Embarrassing for the IOC
Also safe from judicial control is the business-morality of dubious kings of sports federations: Only matters in connection with the event of the Olympic Games can be brought to CAS. That does not involve the billions of profits from the big party nor "the mismanagement of funds". Moreover: The International Federations do not belong to the "Olympic parties". Therefore, the Code of Ethics is "not applicable".
The whole affair rounds up to be an embarrassment, as the judges order the IOC to pay one third of the costs of arbitration, linked with the statement, the appellants could "reasonably and legitimately" be of the opinion, that CAS could entertain the appeal. But even without this explicit statement of displeasure – the award reminds of another parallel universe, where patrons juggle with lots of money, without rules for its management. One weightlifting official puts his disillusion this way: "The International Federations are autonomous – autonomous, too, in corruption." And he adds: "Probably, we have been naive to assume the IOC would support us." The suspicion that the lords of the rings prefer to protect their peers instead of investigating hard indications of infamous practices, is not an away-with-the-fairies view. Aján has been with the IOC for 13 years, since 2010 he is an honorary member.
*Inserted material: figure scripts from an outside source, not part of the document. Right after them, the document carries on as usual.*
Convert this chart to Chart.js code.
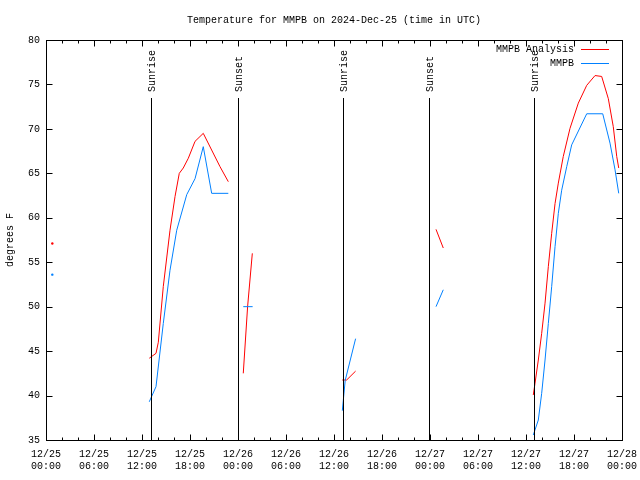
<!DOCTYPE html>
<html>
<head>
<meta charset="utf-8">
<script src="https://cdn.jsdelivr.net/npm/chart.js@4/dist/chart.umd.min.js"></script>
<style>
  html, body { margin: 0; padding: 0; background: #fff; }
  canvas { display: block; }
</style>
</head>
<body>
<canvas id="chart" width="640" height="480"></canvas>
<script>
// hours since 12/25 00:00 UTC; null temperature = gap in the record
const analysisHours = [0.79, 6, 12.91, 13.75, 14.04, 14.66, 15.5, 16.13, 16.66, 17.16,
  17.79, 18.63, 19.66, 21.75, 22.79, 23.5, 24.66, 25.2, 25.79, 30,
  37.04, 37.58, 38.7, 44, 48.75, 49.66, 55, 60.91, 61.13, 61.54,
  61.96, 62.38, 62.79, 63.21, 63.63, 64.04, 64.66, 65.5, 66.54, 67.59,
  68.63, 69.46, 70.29, 70.91, 71.34, 71.59];
const analysisTemps = [57.1, null, 44.2, 44.75, 46.0, 52.25, 58.6, 62.4, 65.0, 65.6,
  66.7, 68.6, 69.5, 65.75, 64.06, null, 42.5, 50.0, 56.0, null,
  41.75, 41.75, 42.75, null, 58.7, 56.6, null, 40.06, 41.4, 44.0,
  47.0, 50.4, 54.5, 58.25, 61.6, 63.9, 66.9, 70.06, 72.9, 74.9,
  76.0, 75.9, 73.4, 70.25, 66.9, 65.6];

const obsHours = [0.79, 6, 12.91, 13.75, 14.66, 15.5, 16.34, 17.59, 18.63, 19.66,
  20.71, 22.79, 23.5, 24.66, 25.83, 30, 37.04, 37.4, 38.7, 44,
  48.75, 49.66, 55, 60.91, 61.54, 61.96, 62.38, 62.79, 63.21, 63.63,
  64.04, 64.46, 65.09, 65.71, 67.59, 69.59, 70.5, 71.13, 71.59];
const obsTemps = [53.6, null, 39.3, 41.0, 48.1, 54.1, 58.6, 62.6, 64.4, 68.0,
  62.75, 62.75, null, 50.0, 50.0, null, 38.3, 41.7, 46.4, null,
  50.0, 51.9, null, 35.56, 37.25, 40.25, 44.0, 48.1, 52.25, 56.75,
  60.5, 63.1, 65.75, 68.2, 71.7, 71.7, 68.4, 65.4, 62.75];

const eventHours = [13.15, 24.03, 37.15, 47.91, 61.05];
const eventNames = ['Sunrise', 'Sunset', 'Sunrise', 'Sunset', 'Sunrise'];

const FONT = { family: "'Liberation Mono', 'DejaVu Sans Mono', monospace", size: 10 };
Chart.defaults.color = '#000';
Chart.defaults.font.family = FONT.family;
Chart.defaults.font.size = FONT.size;

function points(hours, temps) {
  return hours.map((h, i) => ({ x: h, y: temps[i] }));
}

// a lone reading between gaps gets a dot, otherwise no markers
function loneDot(ctx) {
  const d = ctx.dataset.data;
  const i = ctx.dataIndex;
  if (d[i].y == null) return 0;
  const prev = i > 0 ? d[i - 1].y : null;
  const next = i < d.length - 1 ? d[i + 1].y : null;
  return prev == null && next == null ? 1.2 : 0;
}

function tickLabel(v) {
  const day = 25 + Math.floor(v / 24);
  const hr = v % 24;
  return ['12/' + day, String(hr).padStart(2, '0') + ':00'];
}

const frame = {
  id: 'frame',
  afterDatasetsDraw(chart) {
    const { ctx, chartArea: a, scales: { x, y } } = chart;
    ctx.save();
    ctx.strokeStyle = '#000';
    ctx.lineWidth = 1;

    // sunrise / sunset markers
    ctx.fillStyle = '#000';
    ctx.font = FONT.size + 'px ' + FONT.family;
    eventHours.forEach((h, i) => {
      const px = Math.round(x.getPixelForValue(h)) + 0.5;
      ctx.beginPath();
      ctx.moveTo(px, a.top + 58);
      ctx.lineTo(px, a.bottom);
      ctx.stroke();
      ctx.save();
      ctx.translate(px + 1, a.top + 52);
      ctx.rotate(-Math.PI / 2);
      ctx.textAlign = 'left';
      ctx.textBaseline = 'middle';
      ctx.fillText(eventNames[i], 0, 0);
      ctx.restore();
    });

    // border box
    const l = Math.round(a.left) + 0.5, r = Math.round(a.right) + 0.5;
    const t = Math.round(a.top) + 0.5, b = Math.round(a.bottom) + 0.5;
    ctx.strokeRect(l, t, r - l, b - t);

    // inward tick marks, mirrored
    ctx.beginPath();
    for (let h = x.min; h <= x.max; h += 2) {
      const len = h % 6 === 0 ? 6 : 3;
      const px = Math.round(x.getPixelForValue(h)) + 0.5;
      ctx.moveTo(px, b); ctx.lineTo(px, b - len);
      ctx.moveTo(px, t); ctx.lineTo(px, t + len);
    }
    y.ticks.forEach(tk => {
      const py = Math.round(y.getPixelForValue(tk.value)) + 0.5;
      ctx.moveTo(l, py); ctx.lineTo(l + 6, py);
      ctx.moveTo(r, py); ctx.lineTo(r - 6, py);
    });
    ctx.stroke();

    // key, top right inside the plot
    ctx.textAlign = 'right';
    ctx.textBaseline = 'middle';
    chart.data.datasets.forEach((ds, i) => {
      const ry = Math.round(a.top + 9 + i * 14) + 0.5;
      ctx.fillStyle = '#000';
      ctx.fillText(ds.label, a.right - 48, ry);
      ctx.strokeStyle = ds.borderColor;
      ctx.beginPath();
      ctx.moveTo(a.right - 41, ry);
      ctx.lineTo(a.right - 13, ry);
      ctx.stroke();
    });
    ctx.restore();
  }
};

new Chart(document.getElementById('chart'), {
  type: 'line',
  data: {
    datasets: [
      {
        label: 'MMPB Analysis',
        data: points(analysisHours, analysisTemps),
        borderColor: '#ff0000',
        backgroundColor: '#ff0000',
        borderWidth: 1,
        pointRadius: loneDot,
        pointBorderWidth: 0,
        spanGaps: false,
        order: 1
      },
      {
        label: 'MMPB',
        data: points(obsHours, obsTemps),
        borderColor: '#0080ff',
        backgroundColor: '#0080ff',
        borderWidth: 1,
        pointRadius: loneDot,
        pointBorderWidth: 0,
        spanGaps: false,
        order: 0
      }
    ]
  },
  options: {
    responsive: false,
    devicePixelRatio: 1,
    animation: false,
    layout: { padding: { left: 0, right: 18, top: 0, bottom: 0 } },
    plugins: {
      legend: { display: false },
      tooltip: { enabled: false },
      title: {
        display: true,
        text: 'Temperature for MMPB on 2024-Dec-25 (time in UTC)',
        font: { size: 10, weight: 'normal' },
        fullSize: false,
        padding: { top: 14, bottom: 14 }
      }
    },
    scales: {
      x: {
        type: 'linear',
        min: 0,
        max: 72,
        grid: { display: false, drawTicks: false },
        border: { display: false },
        ticks: {
          stepSize: 6,
          autoSkip: false,
          maxRotation: 0,
          padding: 8,
          callback: tickLabel
        },
        afterFit: s => {
          s.height = 40;
          s.paddingLeft = 0;
          s.paddingRight = 0;
        }
      },
      y: {
        min: 35,
        max: 80,
        grid: { display: false, drawTicks: false },
        border: { display: false },
        ticks: { stepSize: 5, padding: 6 },
        title: {
          display: true,
          text: 'degrees F',
          padding: { top: 4, bottom: 0 }
        },
        afterFit: s => {
          s.width = 46;
          s.paddingTop = 0;
          s.paddingBottom = 0;
        }
      }
    }
  },
  plugins: [frame]
});
</script>
</body>
</html>
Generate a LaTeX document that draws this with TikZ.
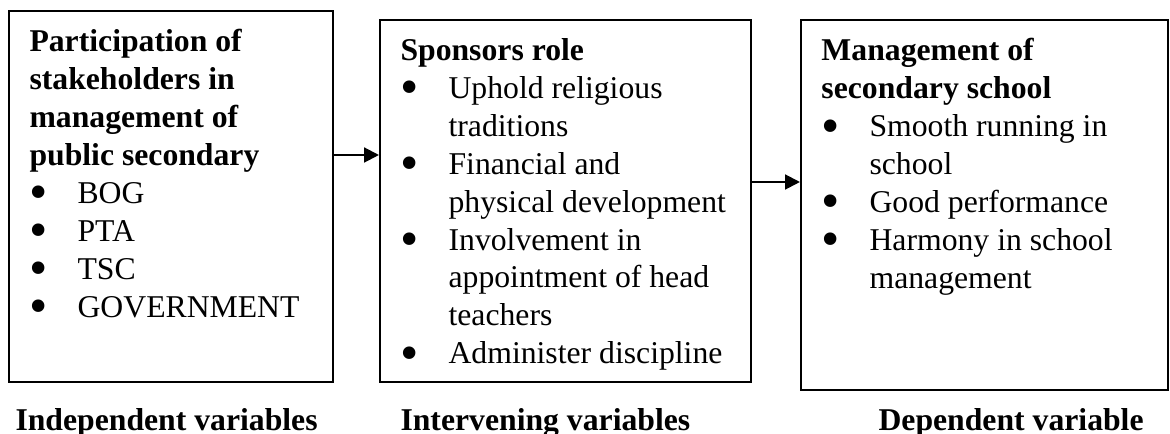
\documentclass[tikz,border=0pt]{standalone}
\usepackage{fontspec}
\setmainfont{Liberation Serif}
\usetikzlibrary{positioning,arrows.meta}

% bullet in a fixed-width box, and the indent for wrapped item lines
\newcommand{\itm}{\makebox[18.2pt][l]{\smash{\raisebox{-2.4pt}{\scalebox{1.65}{\textbullet}}}}}
\newcommand{\cnt}{\hspace*{18.2pt}}

\begin{document}
\begin{tikzpicture}[x=0.3785pt, y=-0.3785pt,
  >={Triangle[length=5.6pt, width=5.6pt]},
  varbox/.style={draw, line width=0.8pt, inner sep=0pt},
  body/.style={anchor=north west, align=left, inner sep=0pt,
    font=\fontsize{12pt}{14.35pt}\selectfont},
  vlab/.style={anchor=base west, inner sep=0pt,
    font=\fontsize{12pt}{14.35pt}\selectfont\bfseries}]
\useasboundingbox (0,0) rectangle (1170,434);
\node[varbox, minimum width=122.6pt, minimum height=140.4pt] (indep) at (171,196.5) {};
\node[varbox, minimum width=140.4pt, minimum height=137.0pt] (interv) at (565.5,201) {};
\node[varbox, minimum width=138.9pt, minimum height=140.0pt] (dep) at (984.5,205) {};
\node[body] (indeptext) at ([shift={(21,19)}]indep.north west)
  {\textbf{Participation of}\\ \textbf{stakeholders in}\\ \textbf{management of}\\
   \textbf{public secondary}\\ \itm BOG\\ \itm PTA\\ \itm TSC\\ \itm GOVERNMENT};
\node[body] (intervtext) at ([shift={(21,19)}]interv.north west)
  {\textbf{Sponsors role}\\ \itm Uphold religious\\ \cnt traditions\\
   \itm Financial and\\ \cnt physical development\\ \itm Involvement in\\
   \cnt appointment of head\\ \cnt teachers\\ \itm Administer discipline};
\node[body] (deptext) at ([shift={(21,19)}]dep.north west)
  {\textbf{Management of}\\ \textbf{secondary school}\\ \itm Smooth running in\\
   \cnt school\\ \itm Good performance\\ \itm Harmony in school\\ \cnt management};
\node[vlab] (indeplab) at (15,430) {Independent variables};
\node[vlab] (intervlab) at (400,430) {Intervening variables};
\node[vlab] (deplab) at (878,430) {Dependent variable};
\coordinate (a1) at (0,155);
\coordinate (a2) at (0,182);
\draw[->, line width=0.8pt] (indep.east |- a1) -- (interv.west |- a1);
\draw[->, line width=0.8pt] (interv.east |- a2) -- (dep.west |- a2);
\end{tikzpicture}
\end{document}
And the IOC Ethics experts are, by all means, allowed to watch over the members of the Olympus.
However, Aján only has to reckon with his own federation. If ‘the wrong one’ wins the Moscow elections, the final clarification of his financial deals is looming. Three of his five opponents want to investigate the transactions on the Swiss bank accounts and the whereabouts of the millions of dollars. An uncomfortable scenario, not only for Aján. At the beginning of the year IOC’s top-heads demonstrated their strong belief in the good within an Olympier: The Hungarian again was appointed to serve in two commissions. At the IWF-convention in April the president paid back and gave his thanks for the "fruitful cooperation".
This time, everybody believed his words.